Third quarter clean energy investments jump 40% year-on-year

A strong third quarter of global investments in clean energy have led the research organisation Bloomberg New Energy Finance (BNEF) to speculate that the year 2017 might exceed 2016’s total of $288bn injected into clean energy.

BNEF says that the world invested $70bn in clean energy in Q3 2017, up from $65bn in the second quarter of this year and $48bn in the third quarter of 2016. This means investment in 2017 is so far running 2% above that in the same period of last year. This year looks unlikely, however, to beat the record of $349bn invested in 2015, says BNEF.

A number of giant wind projects costing between $600mn and $4.5bn in the US, Mexico, the UK, Germany, China and Australia helped boost the Q3 figure. The $4.5bn came in the form of American Electric Power investing in Invenergy’s 2 GW Wind Catcher project in the Oklahoma Panhandle. The 800-turbine project, which will be connected to a 560 km high-voltage power line, is due to be completed by 2020.

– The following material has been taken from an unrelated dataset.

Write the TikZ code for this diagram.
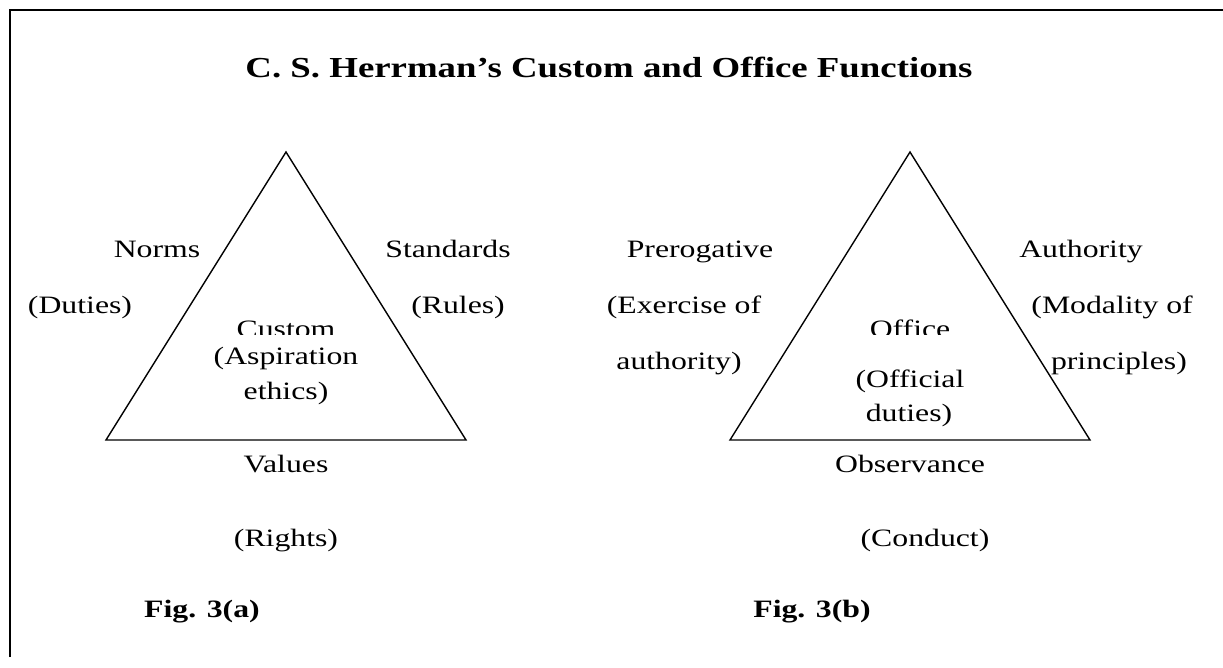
\documentclass[tikz,border=0pt]{standalone}
\usepackage{fontspec}
\setmainfont[FakeStretch=1.27]{Liberation Serif}
\begin{document}
\begin{tikzpicture}[x=1pt,y=-1pt,
  lbl/.style={font=\fontsize{25}{30}\selectfont, inner sep=0pt, anchor=base},
  ttl/.style={font=\fontsize{29}{34}\selectfont\bfseries, inner sep=0pt, anchor=base},
  fig/.style={font=\fontsize{25}{30}\selectfont\bfseries, inner sep=0pt, anchor=base},
  tri/.style={draw, line width=1.4pt, line join=miter},
  frame/.style={line width=2pt}]
\useasboundingbox (0,0) rectangle (1223,667);
% frame
\coordinate (fl) at (10,657);
\coordinate (ftl) at (10,9.5);
\coordinate (ftr) at (1223,9.5);
\draw[frame] (fl) -- (ftl) -- (ftr);
% title
\node[ttl] (title) at (609,77) {C. S. Herrman’s Custom and Office Functions};
% triangle a
\coordinate (a1) at (286,152);
\coordinate (a2) at (106,440);
\coordinate (a3) at (466,440);
\draw[tri] (a1) -- (a2) -- (a3) -- cycle;
% triangle b
\coordinate (b1) at (910,152);
\coordinate (b2) at (730,440);
\coordinate (b3) at (1090,440);
\draw[tri] (b1) -- (b2) -- (b3) -- cycle;
% labels a
\node[lbl] (norms) at (157,257) {Norms};
\node[lbl] (duties) at (80,313) {(Duties)};
\node[lbl] (std) at (448,257) {Standards};
\node[lbl, anchor=base east] (rules) at (505,313) {(Rules)};
\begin{scope}
  \clip (200,300) rectangle (372,334.5);
  \node[lbl] (custom) at (286,337) {Custom};
\end{scope}
\node[lbl] (asp) at (286,364) {(Aspiration};
\node[lbl] (eth) at (286,399) {ethics)};
\node[lbl] (val) at (286,472) {Values};
\node[lbl] (rights) at (286,546) {(Rights)};
\node[fig] (figa) at (202,617) {Fig. 3(a)};
% labels b
\node[lbl] (prer) at (700,257) {Prerogative};
\node[lbl] (exer) at (684,313) {(Exercise of};
\node[lbl] (auth1) at (679,369) {authority)};
\begin{scope}
  \clip (840,300) rectangle (980,334.5);
  \node[lbl] (office) at (910,337) {Office};
\end{scope}
\node[lbl] (offd) at (910,387) {(Official};
\node[lbl] (dut) at (909,421) {duties)};
\node[lbl] (authy) at (1081,257) {Authority};
\node[lbl, anchor=base east] (moda) at (1193,313) {(Modality of};
\node[lbl, anchor=base east] (princ) at (1187,369) {principles)};
\node[lbl] (obs) at (910,472) {Observance};
\node[lbl] (cond) at (925,546) {(Conduct)};
\node[fig] (figb) at (812,617) {Fig. 3(b)};
\end{tikzpicture}
\end{document}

Other notable transactions include DONG Energy’s decision to proceed with the 1.4 GW Hornsea 2 offshore wind farm in the UK at an estimated $3.7bn, and Northland Power’s financing of the 252 MW Deutsche Bucht array in German waters, at $1.6bn.

The biggest solar project financing was an estimated $460mn for First Solar’s 381 MW California Flats PV park in the US.

Breaking the Q3 2017 figures down by type of investment, asset finance of utility-scale renewable energy projects jumped 72% globally compared to Q3 2016, reaching $54bn. Small-scale project investment (solar systems of less than 1 MW) came to $11bn in the latest quarter, up 9%. BNEF says that all three public markets, venture capital and private equity investment in specialist clean energy companies had subdued activity in Q3 2017.